Unversehrt bleibt hier niemand. Wie Furien gehen die beiden Kontrahentinnen aufeinander los und plötzlich steht ein unfassbarer Hass im Raum, der der Situation nicht ansatzweise gerecht wird. Wie eine Naturkatastrophe bricht das Unglück über die drei Erwachsenen und zwei Kinder herein, dass man beim Lesen nicht weiß, ob man in einer Tierdoku gelandet ist, in der Löwen den Nachwuchs der Rivalen zerfleischen, oder in der Aufführung einer Puccini-Oper. Diese Überdramatik wäre gar nicht notwendig gewesen, denn Paars Erzählstil ist dynamisch, sie verschränkt verspielt Perspektiven miteinander und die Konflikte moderner Paarbeziehungen werden auch so deutlich genug. Den Kindsmord als Medea-Reminiszenz zu stilisieren, wird dem Mythos nicht gerecht. Das mag als schwergewichtiges Symbol gedacht gewesen sein, doch ob man 2018 die Ermordung eines Säuglings, im Affekt oder nicht, als zugespitztes Bild für Eifersucht und die hasserfüllte Rivalität zwischen Frauen verwenden sollte, ist mehr als fragwürdig. "Komm, wir machen ein neues Baby", sagt Vio zu Martin, als dieser davon spricht, dass er seine Tochter vermisst.

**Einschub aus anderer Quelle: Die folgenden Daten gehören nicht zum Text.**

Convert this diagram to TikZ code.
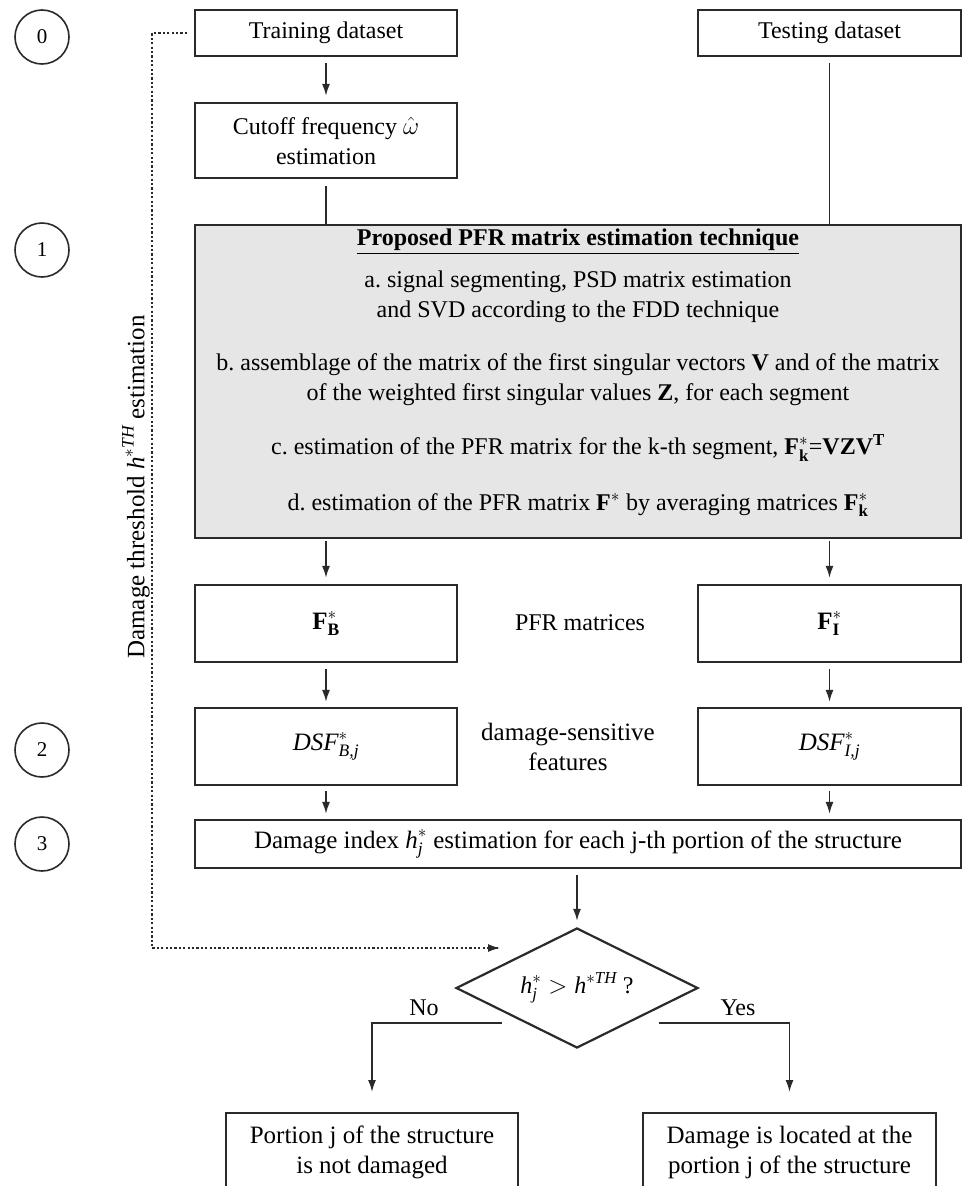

Tanja Paars Überdramatik wäre gar nicht notwendig gewesen, denn ihr Erzählstil ist dynamisch und die Konflikte moderner Paarbeziehungen werden auch so deutlich genug.

Klischeehafte Figuren

Die Frauen ergehen sich in einer Konkurrenz des Genmaterials, nur Martin, der liebt seine beiden Kinder. Das mutet dann doch arg naturalistisch gedacht an. Die Figuren bleiben klischeehaft, die zunächst scheinbar emanzipierten Frauen definieren sich ausschließlich über ihre Stellung zu Mann, Kind und der Rivalin. Dabei beschreibt Paar, und das gehört zu den stärksten Passagen des Buches, sehr schön, wie Klara sich von Martin immer mehr entfremdet, bis hin zur körperlichen Abwehr. Die krankhafte Eifersucht passt da nicht so recht ins Bild.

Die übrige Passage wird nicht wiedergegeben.